SET EXERCISE:
Word for word, quote all of the material, omitting the pictures.
-- START DATA EXTRACT --
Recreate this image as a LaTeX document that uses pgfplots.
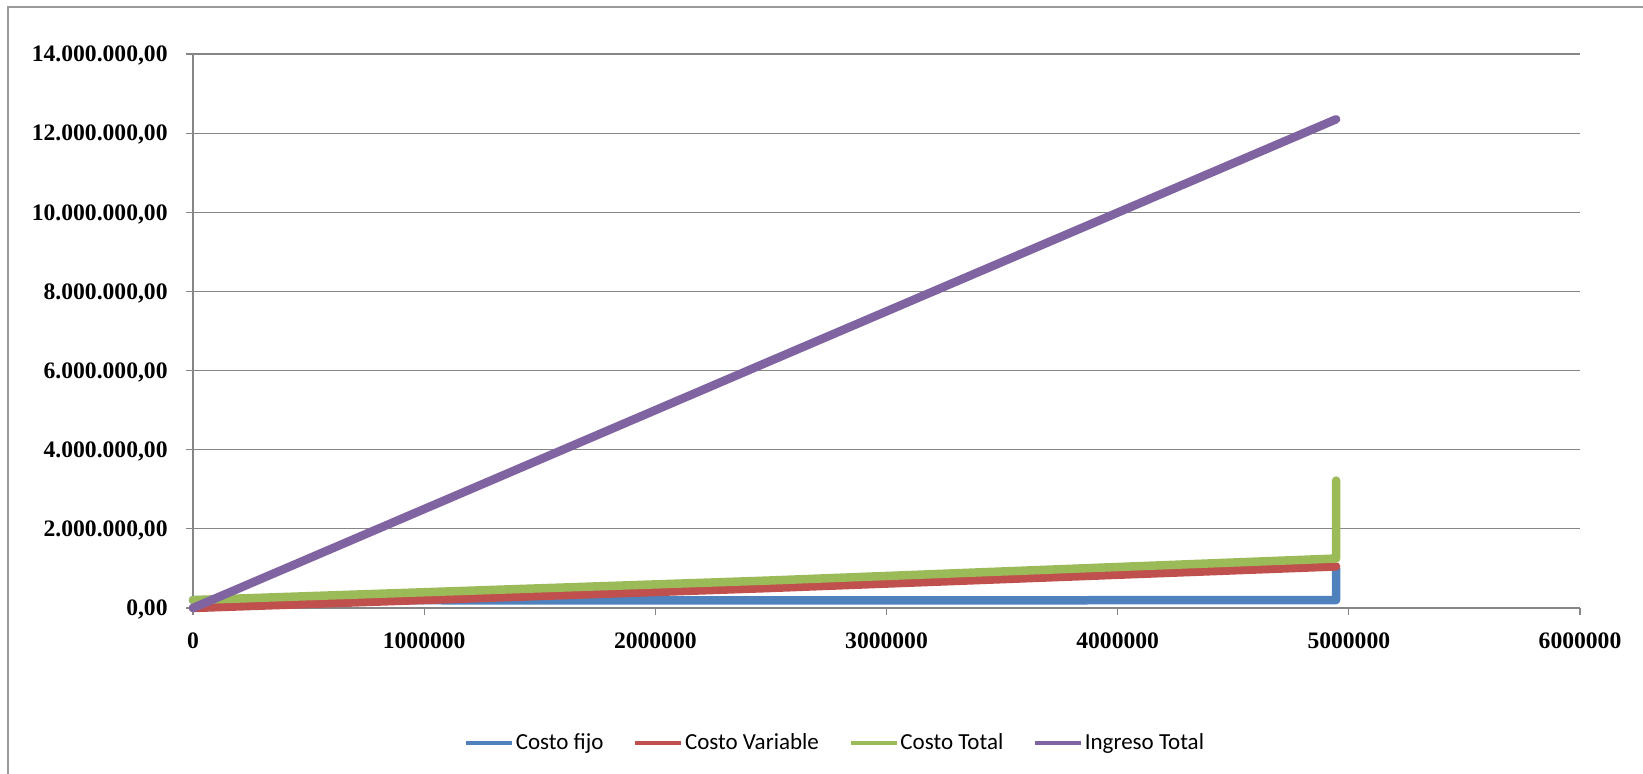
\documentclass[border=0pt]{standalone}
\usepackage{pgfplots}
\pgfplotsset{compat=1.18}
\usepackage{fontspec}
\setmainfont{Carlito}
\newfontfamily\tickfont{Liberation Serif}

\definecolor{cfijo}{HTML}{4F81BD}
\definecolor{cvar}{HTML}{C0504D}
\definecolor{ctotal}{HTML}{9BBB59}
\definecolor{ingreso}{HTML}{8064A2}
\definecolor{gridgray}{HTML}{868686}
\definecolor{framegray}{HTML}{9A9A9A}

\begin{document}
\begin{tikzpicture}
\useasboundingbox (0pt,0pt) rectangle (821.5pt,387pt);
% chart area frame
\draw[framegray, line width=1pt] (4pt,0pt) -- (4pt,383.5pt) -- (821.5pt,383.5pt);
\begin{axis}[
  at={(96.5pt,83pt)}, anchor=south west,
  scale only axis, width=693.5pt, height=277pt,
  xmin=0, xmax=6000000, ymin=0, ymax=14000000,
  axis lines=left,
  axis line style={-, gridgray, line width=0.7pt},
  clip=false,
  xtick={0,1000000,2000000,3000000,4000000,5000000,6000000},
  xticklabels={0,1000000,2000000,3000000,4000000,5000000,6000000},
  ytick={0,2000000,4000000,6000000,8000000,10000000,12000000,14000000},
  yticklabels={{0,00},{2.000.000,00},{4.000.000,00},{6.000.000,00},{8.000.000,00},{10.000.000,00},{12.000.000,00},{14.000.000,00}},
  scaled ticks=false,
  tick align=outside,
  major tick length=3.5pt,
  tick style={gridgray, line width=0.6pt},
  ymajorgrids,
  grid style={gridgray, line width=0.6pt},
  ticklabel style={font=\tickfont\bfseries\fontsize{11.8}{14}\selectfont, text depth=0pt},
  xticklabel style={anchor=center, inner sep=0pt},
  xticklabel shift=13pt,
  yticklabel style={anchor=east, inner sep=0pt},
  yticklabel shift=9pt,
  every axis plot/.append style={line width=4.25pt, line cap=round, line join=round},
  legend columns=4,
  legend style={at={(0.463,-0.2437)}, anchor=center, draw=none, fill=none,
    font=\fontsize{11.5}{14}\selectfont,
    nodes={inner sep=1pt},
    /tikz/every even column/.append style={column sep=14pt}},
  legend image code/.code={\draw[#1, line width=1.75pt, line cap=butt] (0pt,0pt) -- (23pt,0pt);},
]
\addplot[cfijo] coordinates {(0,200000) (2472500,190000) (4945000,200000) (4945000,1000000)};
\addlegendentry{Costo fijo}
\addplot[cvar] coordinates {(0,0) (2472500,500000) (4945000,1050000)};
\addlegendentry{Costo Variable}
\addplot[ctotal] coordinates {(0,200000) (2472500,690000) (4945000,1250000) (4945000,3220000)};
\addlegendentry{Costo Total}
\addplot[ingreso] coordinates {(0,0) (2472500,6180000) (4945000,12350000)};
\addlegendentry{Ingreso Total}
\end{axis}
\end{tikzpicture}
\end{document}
-- END DATA EXTRACT --
SOLUTION FOR THIS TASK:
Recreate this image as a LaTeX document that uses pgfplots.
\documentclass[border=0pt]{standalone}
\usepackage{pgfplots}
\pgfplotsset{compat=1.18}
\usepackage{fontspec}
\setmainfont{Carlito}
\newfontfamily\tickfont{Liberation Serif}

\definecolor{cfijo}{HTML}{4F81BD}
\definecolor{cvar}{HTML}{C0504D}
\definecolor{ctotal}{HTML}{9BBB59}
\definecolor{ingreso}{HTML}{8064A2}
\definecolor{gridgray}{HTML}{868686}
\definecolor{framegray}{HTML}{9A9A9A}

\begin{document}
\begin{tikzpicture}
\useasboundingbox (0pt,0pt) rectangle (821.5pt,387pt);
% chart area frame
\draw[framegray, line width=1pt] (4pt,0pt) -- (4pt,383.5pt) -- (821.5pt,383.5pt);
\begin{axis}[
  at={(96.5pt,83pt)}, anchor=south west,
  scale only axis, width=693.5pt, height=277pt,
  xmin=0, xmax=6000000, ymin=0, ymax=14000000,
  axis lines=left,
  axis line style={-, gridgray, line width=0.7pt},
  clip=false,
  xtick={0,1000000,2000000,3000000,4000000,5000000,6000000},
  xticklabels={0,1000000,2000000,3000000,4000000,5000000,6000000},
  ytick={0,2000000,4000000,6000000,8000000,10000000,12000000,14000000},
  yticklabels={{0,00},{2.000.000,00},{4.000.000,00},{6.000.000,00},{8.000.000,00},{10.000.000,00},{12.000.000,00},{14.000.000,00}},
  scaled ticks=false,
  tick align=outside,
  major tick length=3.5pt,
  tick style={gridgray, line width=0.6pt},
  ymajorgrids,
  grid style={gridgray, line width=0.6pt},
  ticklabel style={font=\tickfont\bfseries\fontsize{11.8}{14}\selectfont, text depth=0pt},
  xticklabel style={anchor=center, inner sep=0pt},
  xticklabel shift=13pt,
  yticklabel style={anchor=east, inner sep=0pt},
  yticklabel shift=9pt,
  every axis plot/.append style={line width=4.25pt, line cap=round, line join=round},
  legend columns=4,
  legend style={at={(0.463,-0.2437)}, anchor=center, draw=none, fill=none,
    font=\fontsize{11.5}{14}\selectfont,
    nodes={inner sep=1pt},
    /tikz/every even column/.append style={column sep=14pt}},
  legend image code/.code={\draw[#1, line width=1.75pt, line cap=butt] (0pt,0pt) -- (23pt,0pt);},
]
\addplot[cfijo] coordinates {(0,200000) (2472500,190000) (4945000,200000) (4945000,1000000)};
\addlegendentry{Costo fijo}
\addplot[cvar] coordinates {(0,0) (2472500,500000) (4945000,1050000)};
\addlegendentry{Costo Variable}
\addplot[ctotal] coordinates {(0,200000) (2472500,690000) (4945000,1250000) (4945000,3220000)};
\addlegendentry{Costo Total}
\addplot[ingreso] coordinates {(0,0) (2472500,6180000) (4945000,12350000)};
\addlegendentry{Ingreso Total}
\end{axis}
\end{tikzpicture}
\end{document}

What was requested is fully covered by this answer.